Après cet exposé, il convient de confesser une certaine subjectivité dans ce choix. Premier CD découvert d’Arcana, il est un marqueur de nos jeunes années. L’entrée dans l’univers de ce groupe hors norme reste figée dans une mémoire individuelle. Des images, une extase juvénile et un émerveillement insensé reviennent. Cet artwork magnifique, ce sentiment de toucher quelque chose d’ésotérique, réservé uniquement à certains initiés…
Mais au-delà de ce témoignage, nous ne pouvons que constater une appréciation partagée de la qualité fondamentale de Cantar De Procella.
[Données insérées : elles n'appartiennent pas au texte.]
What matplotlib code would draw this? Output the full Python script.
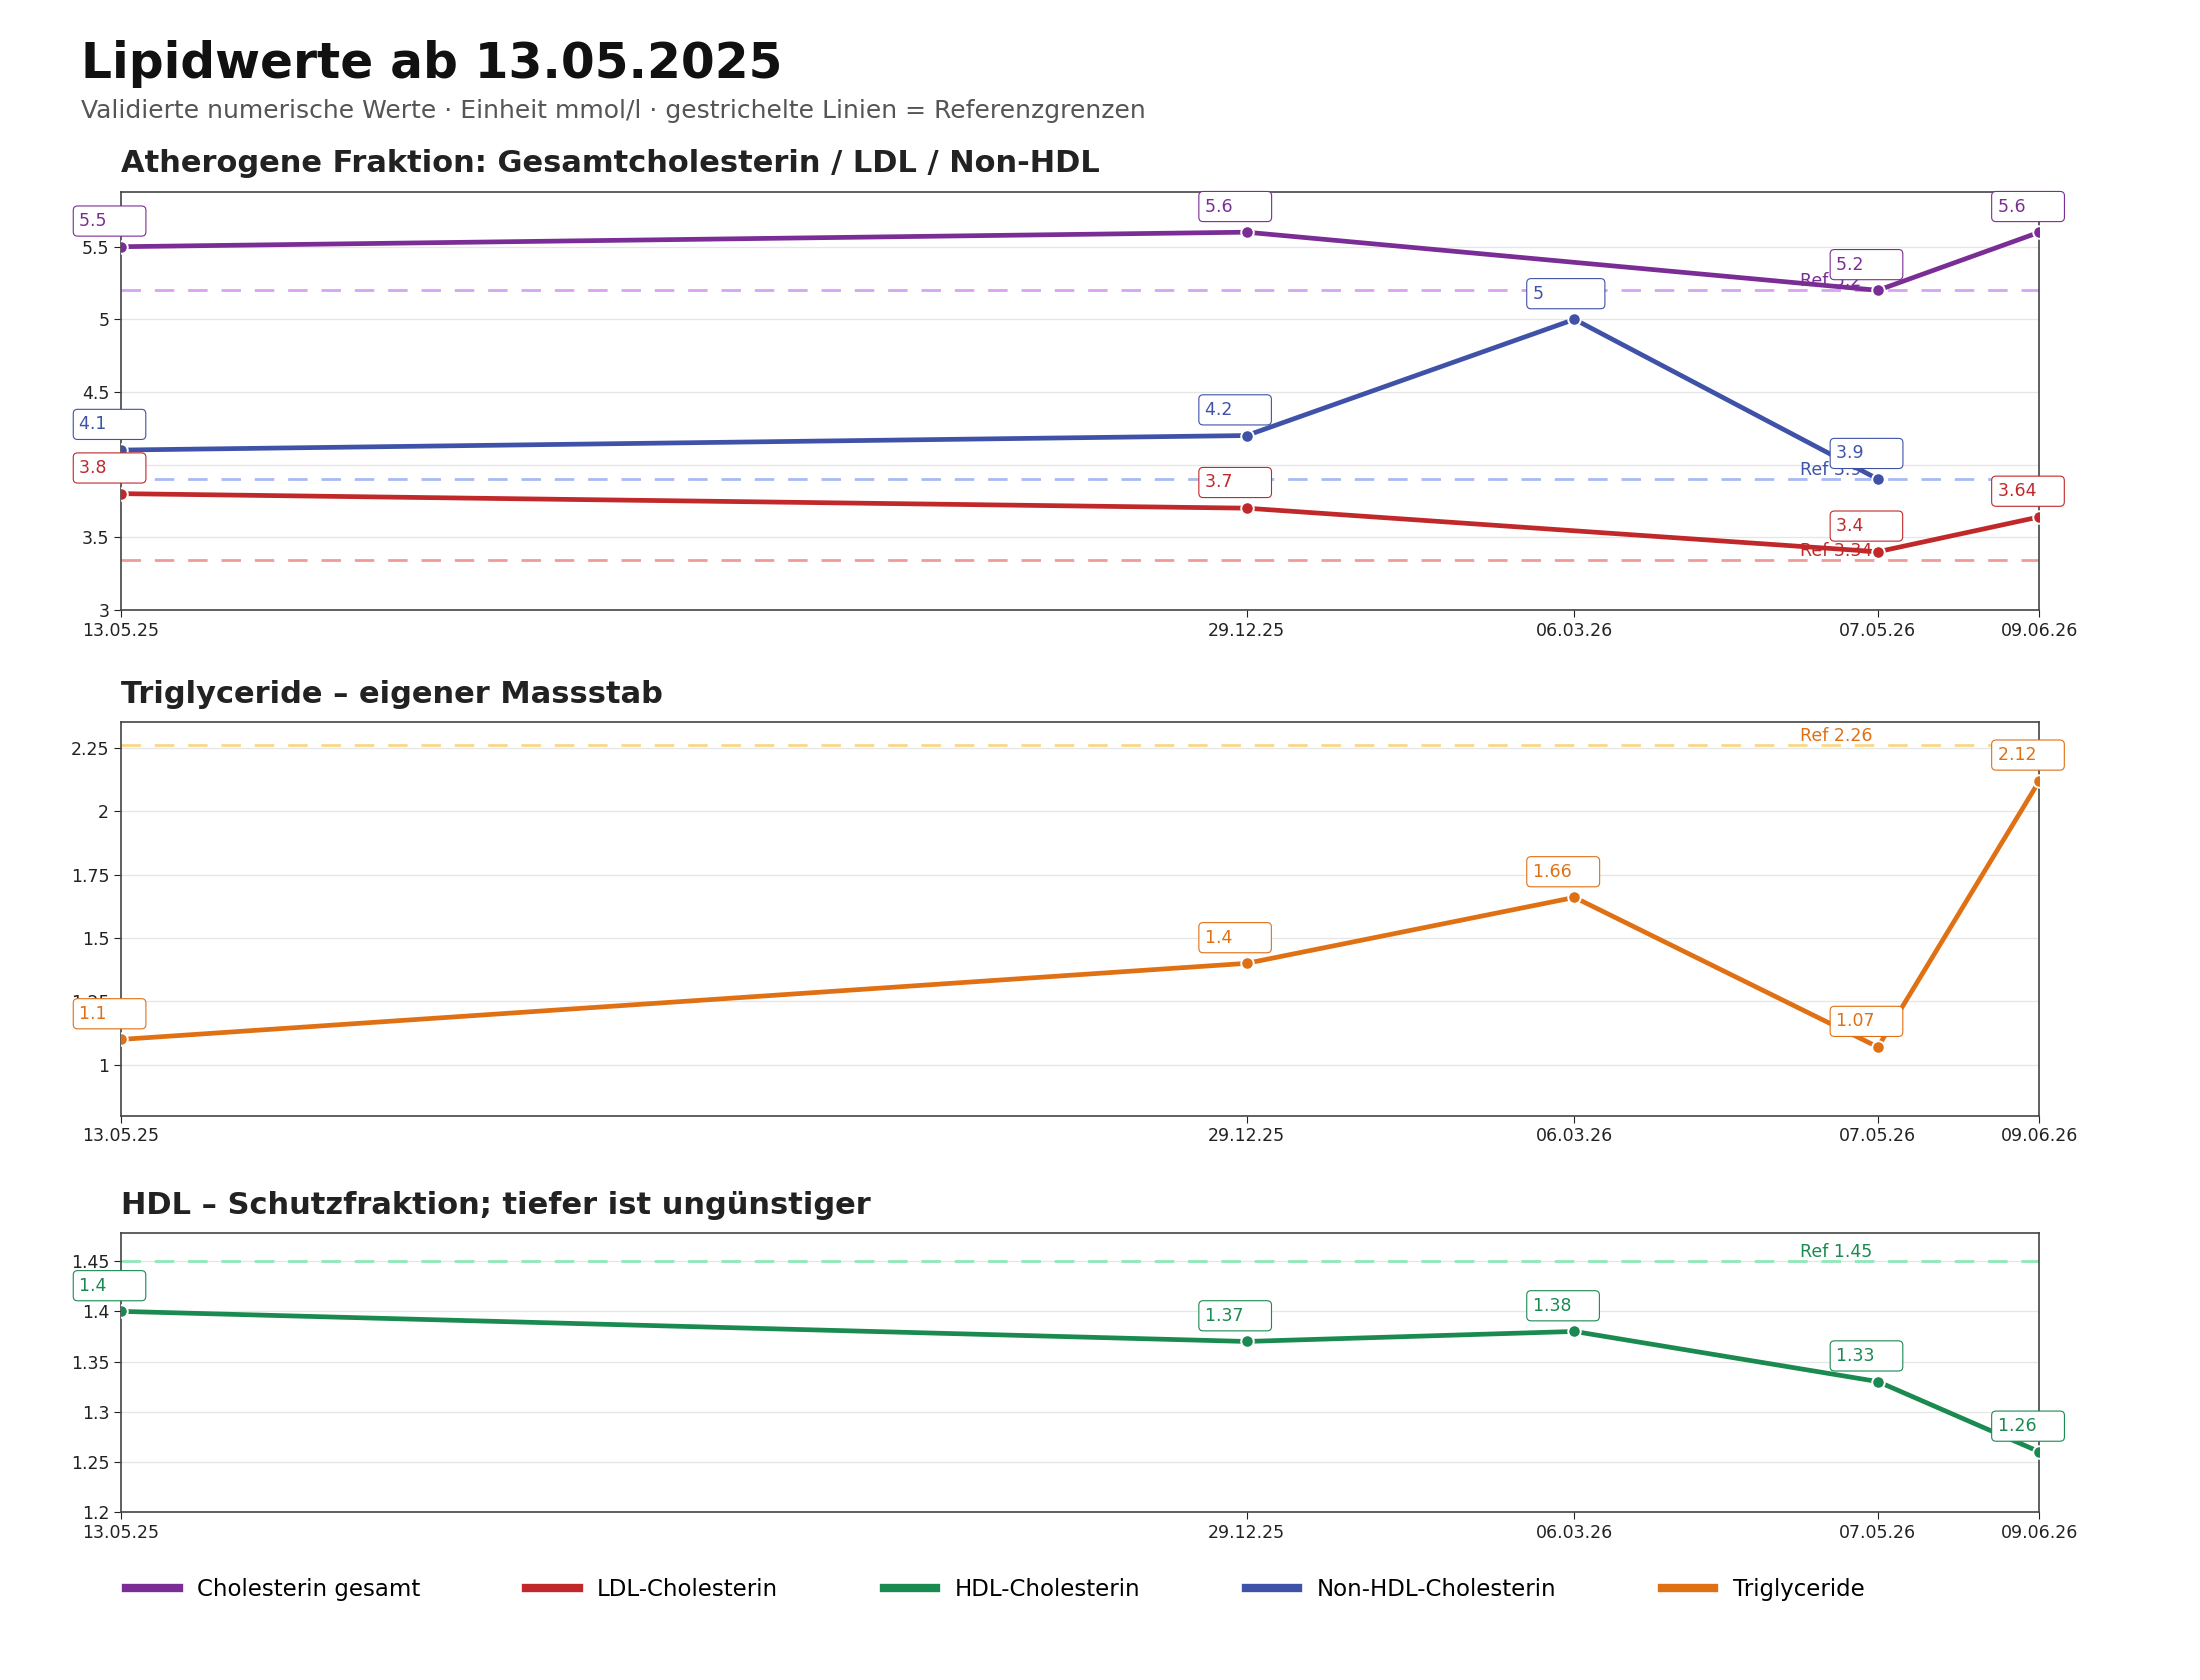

Ainsi, nos collègues de dMute écrivent : "Ce deuxième opus aura sans doute permis à Arcana de passer du stade d'obscure formation indépendante, à celui de référence. À écouter pour l’exemple." Et ceux de Guts Of Darkness renchérissent : "Arcana symbolise parfaitement la mélancolie médiévale, à la fois proche du désespoir et désireuse d’une rédemption complète de l’être. Un incontournable de la scène ‘dark’ et un monument tout court."
Résolument, le groupe d’Eskilstuna passe un cap. À seulement vingt-trois ans, Peter Bjärgö/Pettersson accouche d’une œuvre maîtresse, un jalon dans l’histoire de la musique gothique. La force d’Arcana est réellement d’avoir trouvé un son reconnaissable entre mille. Pas aussi franchement médiéval que, par exemple, The Moon Lay Hidden Beneath A Cloud ou The Soil Bleeds Black, ni aussi "néoclassique" qu’Elend ou Collection d’Arnell-Andréa, le combo trouve un style particulier qui se déclinera minutieusement sur tous les albums suivants, à l’exception du très oriental (et moins bon) Le Serpent Rouge. En cette fin de vingtième siècle, le temps est au recueillement : "Ohh de profundis/Ohh de procella/Ahh Canto/Cantar Eterna".